** STATED GOAL **
Without the pictures, return exactly the lines from the one with "Output the web" through the one with "const svg = d3.select('#vis_svg');". Both end lines belong in the copy.

** PROVIDED MATERIAL **

+-------+

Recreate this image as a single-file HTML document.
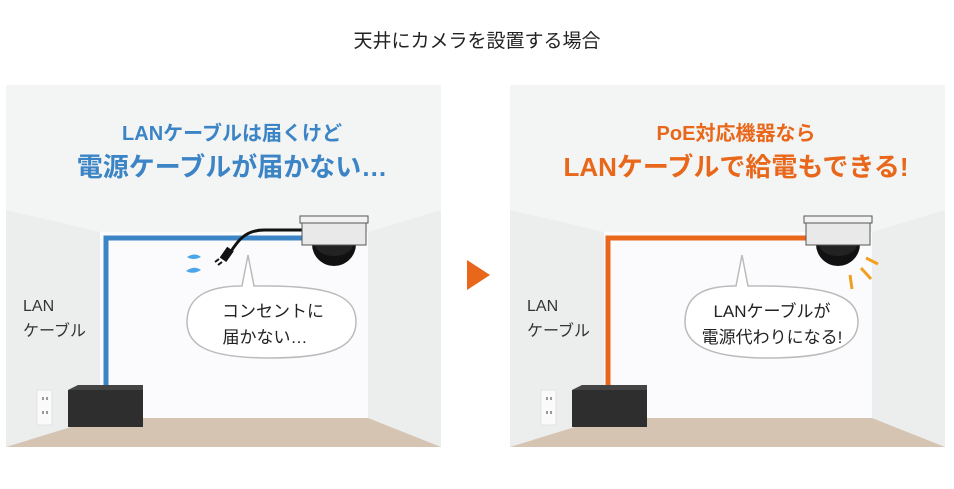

+-------+

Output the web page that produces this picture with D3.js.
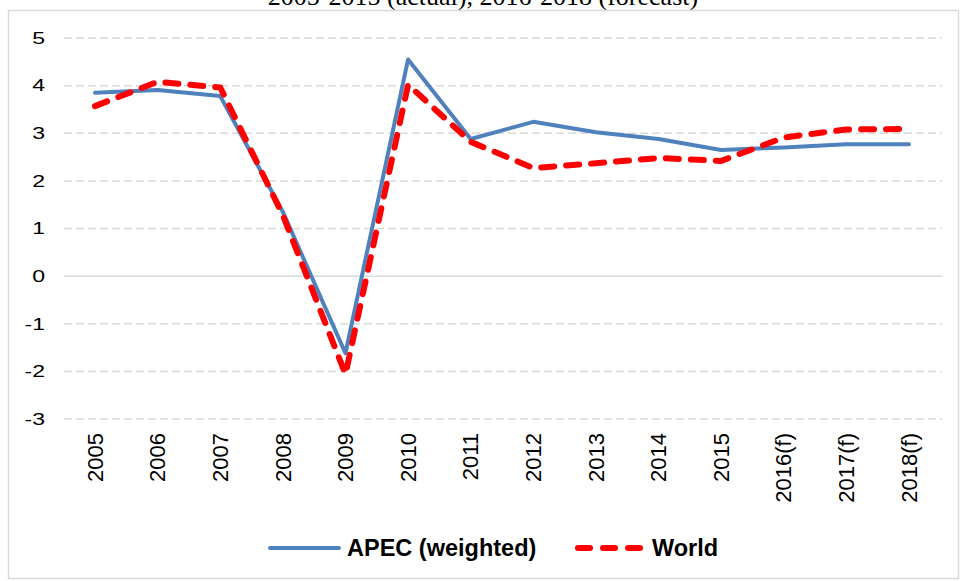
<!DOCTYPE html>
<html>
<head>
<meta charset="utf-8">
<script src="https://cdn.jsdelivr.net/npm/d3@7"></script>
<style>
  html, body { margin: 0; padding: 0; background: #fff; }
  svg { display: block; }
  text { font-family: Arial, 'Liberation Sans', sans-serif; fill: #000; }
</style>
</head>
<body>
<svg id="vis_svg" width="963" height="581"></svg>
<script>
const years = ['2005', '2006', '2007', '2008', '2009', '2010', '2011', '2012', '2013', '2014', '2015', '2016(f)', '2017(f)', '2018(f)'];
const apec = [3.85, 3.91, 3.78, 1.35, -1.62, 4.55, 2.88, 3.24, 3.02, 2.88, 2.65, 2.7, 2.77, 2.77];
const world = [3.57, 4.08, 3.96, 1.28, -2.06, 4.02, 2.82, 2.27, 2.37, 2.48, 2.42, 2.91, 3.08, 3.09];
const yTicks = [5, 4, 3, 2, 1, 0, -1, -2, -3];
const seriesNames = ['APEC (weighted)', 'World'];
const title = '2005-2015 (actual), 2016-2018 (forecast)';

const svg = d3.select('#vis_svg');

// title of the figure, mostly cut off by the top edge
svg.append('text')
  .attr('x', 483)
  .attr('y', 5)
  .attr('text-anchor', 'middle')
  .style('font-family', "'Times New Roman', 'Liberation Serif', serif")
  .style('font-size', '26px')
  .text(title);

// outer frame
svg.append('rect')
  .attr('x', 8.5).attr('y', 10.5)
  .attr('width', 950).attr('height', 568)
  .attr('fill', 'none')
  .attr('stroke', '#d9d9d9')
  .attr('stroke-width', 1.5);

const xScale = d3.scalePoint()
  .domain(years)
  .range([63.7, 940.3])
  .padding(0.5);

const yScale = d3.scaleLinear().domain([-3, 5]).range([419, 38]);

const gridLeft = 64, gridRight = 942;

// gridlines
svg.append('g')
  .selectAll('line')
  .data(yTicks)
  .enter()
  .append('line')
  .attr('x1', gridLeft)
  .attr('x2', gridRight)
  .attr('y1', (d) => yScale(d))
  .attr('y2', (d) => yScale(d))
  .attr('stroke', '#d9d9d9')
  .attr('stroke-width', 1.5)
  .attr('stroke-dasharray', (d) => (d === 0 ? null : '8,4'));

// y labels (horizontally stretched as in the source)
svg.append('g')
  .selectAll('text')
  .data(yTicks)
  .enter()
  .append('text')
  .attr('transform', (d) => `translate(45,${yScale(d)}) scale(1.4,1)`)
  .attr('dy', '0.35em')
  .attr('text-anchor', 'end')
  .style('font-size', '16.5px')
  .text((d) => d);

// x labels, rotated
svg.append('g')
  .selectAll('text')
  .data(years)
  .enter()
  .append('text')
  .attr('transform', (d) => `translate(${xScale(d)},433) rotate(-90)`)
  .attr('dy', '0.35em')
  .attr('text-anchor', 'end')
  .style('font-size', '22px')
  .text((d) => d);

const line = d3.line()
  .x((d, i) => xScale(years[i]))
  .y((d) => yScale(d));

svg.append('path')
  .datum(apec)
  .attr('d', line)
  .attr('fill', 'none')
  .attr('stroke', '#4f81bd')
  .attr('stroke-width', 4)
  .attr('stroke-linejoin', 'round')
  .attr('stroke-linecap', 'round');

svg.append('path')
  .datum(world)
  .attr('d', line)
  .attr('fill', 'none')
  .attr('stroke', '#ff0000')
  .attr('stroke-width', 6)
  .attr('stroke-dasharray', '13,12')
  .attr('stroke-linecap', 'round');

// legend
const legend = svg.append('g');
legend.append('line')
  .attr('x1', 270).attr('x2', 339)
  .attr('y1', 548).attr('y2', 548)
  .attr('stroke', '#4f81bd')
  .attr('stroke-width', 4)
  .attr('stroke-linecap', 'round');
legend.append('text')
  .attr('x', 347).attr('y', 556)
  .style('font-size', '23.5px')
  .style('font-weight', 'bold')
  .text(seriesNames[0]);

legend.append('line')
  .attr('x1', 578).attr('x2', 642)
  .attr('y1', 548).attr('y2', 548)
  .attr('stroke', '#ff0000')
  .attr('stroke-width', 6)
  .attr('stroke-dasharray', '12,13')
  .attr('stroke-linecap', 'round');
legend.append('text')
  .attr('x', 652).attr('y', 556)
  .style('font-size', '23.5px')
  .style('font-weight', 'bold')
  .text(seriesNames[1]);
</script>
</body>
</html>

+-------+

** RESULT OF THE TASK **
Output the web page that produces this picture with D3.js.
<!DOCTYPE html>
<html>
<head>
<meta charset="utf-8">
<script src="https://cdn.jsdelivr.net/npm/d3@7"></script>
<style>
  html, body { margin: 0; padding: 0; background: #fff; }
  svg { display: block; }
  text { font-family: Arial, 'Liberation Sans', sans-serif; fill: #000; }
</style>
</head>
<body>
<svg id="vis_svg" width="963" height="581"></svg>
<script>
const years = ['2005', '2006', '2007', '2008', '2009', '2010', '2011', '2012', '2013', '2014', '2015', '2016(f)', '2017(f)', '2018(f)'];
const apec = [3.85, 3.91, 3.78, 1.35, -1.62, 4.55, 2.88, 3.24, 3.02, 2.88, 2.65, 2.7, 2.77, 2.77];
const world = [3.57, 4.08, 3.96, 1.28, -2.06, 4.02, 2.82, 2.27, 2.37, 2.48, 2.42, 2.91, 3.08, 3.09];
const yTicks = [5, 4, 3, 2, 1, 0, -1, -2, -3];
const seriesNames = ['APEC (weighted)', 'World'];
const title = '2005-2015 (actual), 2016-2018 (forecast)';

const svg = d3.select('#vis_svg');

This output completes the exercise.